SET PROBLEM :: Write out, word for word, only the data from its first line to the line containing "const fmt = d".

┌──

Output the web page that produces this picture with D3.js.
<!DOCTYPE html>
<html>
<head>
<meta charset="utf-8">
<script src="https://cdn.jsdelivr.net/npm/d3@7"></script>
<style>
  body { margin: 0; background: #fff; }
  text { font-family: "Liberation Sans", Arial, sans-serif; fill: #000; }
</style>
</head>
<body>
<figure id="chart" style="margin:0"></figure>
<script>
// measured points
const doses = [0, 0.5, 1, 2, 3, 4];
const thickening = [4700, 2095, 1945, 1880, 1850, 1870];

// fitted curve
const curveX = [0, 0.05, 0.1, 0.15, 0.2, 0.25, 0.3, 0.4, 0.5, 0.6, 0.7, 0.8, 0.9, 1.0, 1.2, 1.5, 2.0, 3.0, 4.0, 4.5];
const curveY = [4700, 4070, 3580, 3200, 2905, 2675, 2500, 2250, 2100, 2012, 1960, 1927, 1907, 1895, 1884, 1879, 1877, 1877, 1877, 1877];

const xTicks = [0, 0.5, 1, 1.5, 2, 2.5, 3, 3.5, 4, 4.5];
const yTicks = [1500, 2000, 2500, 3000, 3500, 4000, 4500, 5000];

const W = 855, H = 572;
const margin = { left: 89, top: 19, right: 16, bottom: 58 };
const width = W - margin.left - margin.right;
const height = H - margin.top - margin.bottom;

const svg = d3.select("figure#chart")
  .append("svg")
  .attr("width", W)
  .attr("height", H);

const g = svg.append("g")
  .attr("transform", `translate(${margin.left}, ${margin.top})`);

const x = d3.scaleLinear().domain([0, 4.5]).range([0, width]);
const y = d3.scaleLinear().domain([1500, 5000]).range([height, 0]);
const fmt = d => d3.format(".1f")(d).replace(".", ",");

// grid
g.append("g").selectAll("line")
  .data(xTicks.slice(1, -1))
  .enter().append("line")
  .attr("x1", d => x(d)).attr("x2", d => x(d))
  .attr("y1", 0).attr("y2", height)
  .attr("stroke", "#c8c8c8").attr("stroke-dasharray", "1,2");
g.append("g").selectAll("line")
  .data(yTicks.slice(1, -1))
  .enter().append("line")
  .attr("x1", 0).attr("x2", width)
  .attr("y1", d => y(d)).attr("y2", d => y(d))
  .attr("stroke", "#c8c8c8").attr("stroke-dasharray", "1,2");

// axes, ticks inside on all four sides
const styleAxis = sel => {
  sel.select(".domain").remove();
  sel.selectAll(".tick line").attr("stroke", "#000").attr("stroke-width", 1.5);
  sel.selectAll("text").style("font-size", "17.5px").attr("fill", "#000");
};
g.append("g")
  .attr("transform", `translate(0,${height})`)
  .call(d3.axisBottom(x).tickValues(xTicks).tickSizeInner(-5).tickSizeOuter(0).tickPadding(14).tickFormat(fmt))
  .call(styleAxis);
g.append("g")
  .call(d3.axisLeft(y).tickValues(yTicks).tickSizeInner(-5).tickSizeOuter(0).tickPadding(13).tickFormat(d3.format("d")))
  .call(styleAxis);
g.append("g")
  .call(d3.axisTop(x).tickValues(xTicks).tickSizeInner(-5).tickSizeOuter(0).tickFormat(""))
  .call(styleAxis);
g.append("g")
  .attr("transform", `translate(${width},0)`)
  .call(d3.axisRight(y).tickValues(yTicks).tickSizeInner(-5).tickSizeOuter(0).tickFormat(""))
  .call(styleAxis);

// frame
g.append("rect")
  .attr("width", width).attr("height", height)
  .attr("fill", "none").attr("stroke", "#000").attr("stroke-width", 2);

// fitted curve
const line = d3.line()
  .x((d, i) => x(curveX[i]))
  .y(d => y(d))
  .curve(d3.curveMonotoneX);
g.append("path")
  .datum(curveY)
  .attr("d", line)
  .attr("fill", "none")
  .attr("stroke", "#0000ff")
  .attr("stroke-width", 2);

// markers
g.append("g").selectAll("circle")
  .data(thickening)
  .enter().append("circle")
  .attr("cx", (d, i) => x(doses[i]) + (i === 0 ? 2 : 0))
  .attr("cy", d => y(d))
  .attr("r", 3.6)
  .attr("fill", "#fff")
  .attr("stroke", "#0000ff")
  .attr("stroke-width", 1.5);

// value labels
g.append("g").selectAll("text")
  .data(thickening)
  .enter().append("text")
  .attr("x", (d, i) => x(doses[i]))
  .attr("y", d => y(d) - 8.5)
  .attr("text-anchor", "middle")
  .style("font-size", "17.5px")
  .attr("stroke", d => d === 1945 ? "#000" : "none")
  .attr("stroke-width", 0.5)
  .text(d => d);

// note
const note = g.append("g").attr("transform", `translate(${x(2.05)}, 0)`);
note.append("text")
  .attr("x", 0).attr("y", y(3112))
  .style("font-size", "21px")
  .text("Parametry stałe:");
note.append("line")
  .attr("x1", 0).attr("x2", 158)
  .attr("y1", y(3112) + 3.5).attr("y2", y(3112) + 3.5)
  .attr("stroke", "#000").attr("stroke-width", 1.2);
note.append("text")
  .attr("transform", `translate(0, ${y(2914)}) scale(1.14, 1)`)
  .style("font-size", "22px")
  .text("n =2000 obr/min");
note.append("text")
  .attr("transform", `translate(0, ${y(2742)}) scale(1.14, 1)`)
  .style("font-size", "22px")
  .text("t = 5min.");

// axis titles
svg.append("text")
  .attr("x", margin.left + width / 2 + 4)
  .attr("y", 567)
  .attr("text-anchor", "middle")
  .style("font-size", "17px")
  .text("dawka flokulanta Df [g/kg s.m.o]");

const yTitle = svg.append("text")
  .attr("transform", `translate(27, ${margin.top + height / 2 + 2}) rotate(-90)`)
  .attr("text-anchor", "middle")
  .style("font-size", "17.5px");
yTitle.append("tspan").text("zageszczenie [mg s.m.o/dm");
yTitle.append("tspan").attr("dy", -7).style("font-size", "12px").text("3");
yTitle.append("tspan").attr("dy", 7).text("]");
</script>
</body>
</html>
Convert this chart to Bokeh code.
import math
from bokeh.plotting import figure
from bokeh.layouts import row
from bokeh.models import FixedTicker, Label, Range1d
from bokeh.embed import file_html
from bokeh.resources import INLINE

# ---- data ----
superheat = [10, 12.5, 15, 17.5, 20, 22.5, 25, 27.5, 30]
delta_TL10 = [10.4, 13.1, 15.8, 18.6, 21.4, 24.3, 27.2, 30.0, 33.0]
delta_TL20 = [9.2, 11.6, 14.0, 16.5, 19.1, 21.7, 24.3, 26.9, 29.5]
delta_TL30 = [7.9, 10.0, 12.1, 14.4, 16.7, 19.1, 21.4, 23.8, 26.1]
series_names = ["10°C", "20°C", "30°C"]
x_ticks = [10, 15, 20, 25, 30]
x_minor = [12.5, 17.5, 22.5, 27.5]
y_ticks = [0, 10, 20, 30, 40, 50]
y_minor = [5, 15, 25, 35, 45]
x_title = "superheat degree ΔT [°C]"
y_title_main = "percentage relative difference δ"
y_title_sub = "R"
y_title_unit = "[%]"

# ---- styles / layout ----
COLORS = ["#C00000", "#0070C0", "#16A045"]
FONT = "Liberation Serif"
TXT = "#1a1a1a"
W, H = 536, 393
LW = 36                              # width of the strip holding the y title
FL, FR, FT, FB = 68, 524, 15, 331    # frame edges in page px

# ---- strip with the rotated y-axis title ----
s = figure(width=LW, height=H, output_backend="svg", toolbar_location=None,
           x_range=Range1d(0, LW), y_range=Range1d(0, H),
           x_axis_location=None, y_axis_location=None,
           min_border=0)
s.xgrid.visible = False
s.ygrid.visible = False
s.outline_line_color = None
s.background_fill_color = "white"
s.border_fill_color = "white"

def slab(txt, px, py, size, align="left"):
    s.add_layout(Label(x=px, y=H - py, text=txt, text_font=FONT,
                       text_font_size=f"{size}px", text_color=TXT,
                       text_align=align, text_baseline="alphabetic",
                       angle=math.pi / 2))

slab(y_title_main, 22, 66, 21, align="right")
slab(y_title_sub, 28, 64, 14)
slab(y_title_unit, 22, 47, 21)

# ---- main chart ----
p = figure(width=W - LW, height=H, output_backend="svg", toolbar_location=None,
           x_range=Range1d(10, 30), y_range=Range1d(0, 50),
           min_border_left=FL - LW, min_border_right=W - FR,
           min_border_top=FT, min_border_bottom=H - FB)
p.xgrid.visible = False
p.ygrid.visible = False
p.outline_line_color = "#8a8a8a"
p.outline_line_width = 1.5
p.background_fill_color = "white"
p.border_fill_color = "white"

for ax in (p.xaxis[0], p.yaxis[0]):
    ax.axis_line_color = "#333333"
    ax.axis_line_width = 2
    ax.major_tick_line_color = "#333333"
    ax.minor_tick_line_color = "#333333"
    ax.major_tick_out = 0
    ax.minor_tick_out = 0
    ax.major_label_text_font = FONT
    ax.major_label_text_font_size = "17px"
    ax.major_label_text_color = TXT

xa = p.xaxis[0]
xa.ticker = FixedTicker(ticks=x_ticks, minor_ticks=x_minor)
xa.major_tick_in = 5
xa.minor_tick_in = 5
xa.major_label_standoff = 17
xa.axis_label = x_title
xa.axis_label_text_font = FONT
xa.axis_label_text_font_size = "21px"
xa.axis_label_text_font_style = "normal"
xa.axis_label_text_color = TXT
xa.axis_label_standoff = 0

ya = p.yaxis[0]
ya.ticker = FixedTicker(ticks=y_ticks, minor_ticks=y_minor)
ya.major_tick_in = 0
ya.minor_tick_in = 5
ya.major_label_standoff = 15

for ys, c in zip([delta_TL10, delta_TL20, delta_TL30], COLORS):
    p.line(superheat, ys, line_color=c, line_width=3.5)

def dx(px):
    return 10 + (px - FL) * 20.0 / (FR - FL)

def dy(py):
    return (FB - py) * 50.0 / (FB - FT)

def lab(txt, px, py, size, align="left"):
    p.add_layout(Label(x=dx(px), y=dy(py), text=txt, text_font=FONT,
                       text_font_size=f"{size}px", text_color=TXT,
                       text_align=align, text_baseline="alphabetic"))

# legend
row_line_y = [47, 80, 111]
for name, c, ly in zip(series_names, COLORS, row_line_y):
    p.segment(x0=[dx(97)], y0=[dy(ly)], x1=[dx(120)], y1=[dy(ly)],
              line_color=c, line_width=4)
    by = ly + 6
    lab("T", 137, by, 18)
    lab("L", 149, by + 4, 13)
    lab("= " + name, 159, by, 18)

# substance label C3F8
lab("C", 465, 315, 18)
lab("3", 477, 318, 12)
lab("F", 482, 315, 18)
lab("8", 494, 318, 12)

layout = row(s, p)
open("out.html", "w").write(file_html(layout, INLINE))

└──

WORKED SOLUTION ::
Output the web page that produces this picture with D3.js.
<!DOCTYPE html>
<html>
<head>
<meta charset="utf-8">
<script src="https://cdn.jsdelivr.net/npm/d3@7"></script>
<style>
  body { margin: 0; background: #fff; }
  text { font-family: "Liberation Sans", Arial, sans-serif; fill: #000; }
</style>
</head>
<body>
<figure id="chart" style="margin:0"></figure>
<script>
// measured points
const doses = [0, 0.5, 1, 2, 3, 4];
const thickening = [4700, 2095, 1945, 1880, 1850, 1870];

// fitted curve
const curveX = [0, 0.05, 0.1, 0.15, 0.2, 0.25, 0.3, 0.4, 0.5, 0.6, 0.7, 0.8, 0.9, 1.0, 1.2, 1.5, 2.0, 3.0, 4.0, 4.5];
const curveY = [4700, 4070, 3580, 3200, 2905, 2675, 2500, 2250, 2100, 2012, 1960, 1927, 1907, 1895, 1884, 1879, 1877, 1877, 1877, 1877];

const xTicks = [0, 0.5, 1, 1.5, 2, 2.5, 3, 3.5, 4, 4.5];
const yTicks = [1500, 2000, 2500, 3000, 3500, 4000, 4500, 5000];

const W = 855, H = 572;
const margin = { left: 89, top: 19, right: 16, bottom: 58 };
const width = W - margin.left - margin.right;
const height = H - margin.top - margin.bottom;

const svg = d3.select("figure#chart")
  .append("svg")
  .attr("width", W)
  .attr("height", H);

const g = svg.append("g")
  .attr("transform", `translate(${margin.left}, ${margin.top})`);

const x = d3.scaleLinear().domain([0, 4.5]).range([0, width]);
const y = d3.scaleLinear().domain([1500, 5000]).range([height, 0]);
const fmt = d => d3.format(".1f")(d).replace(".", ",");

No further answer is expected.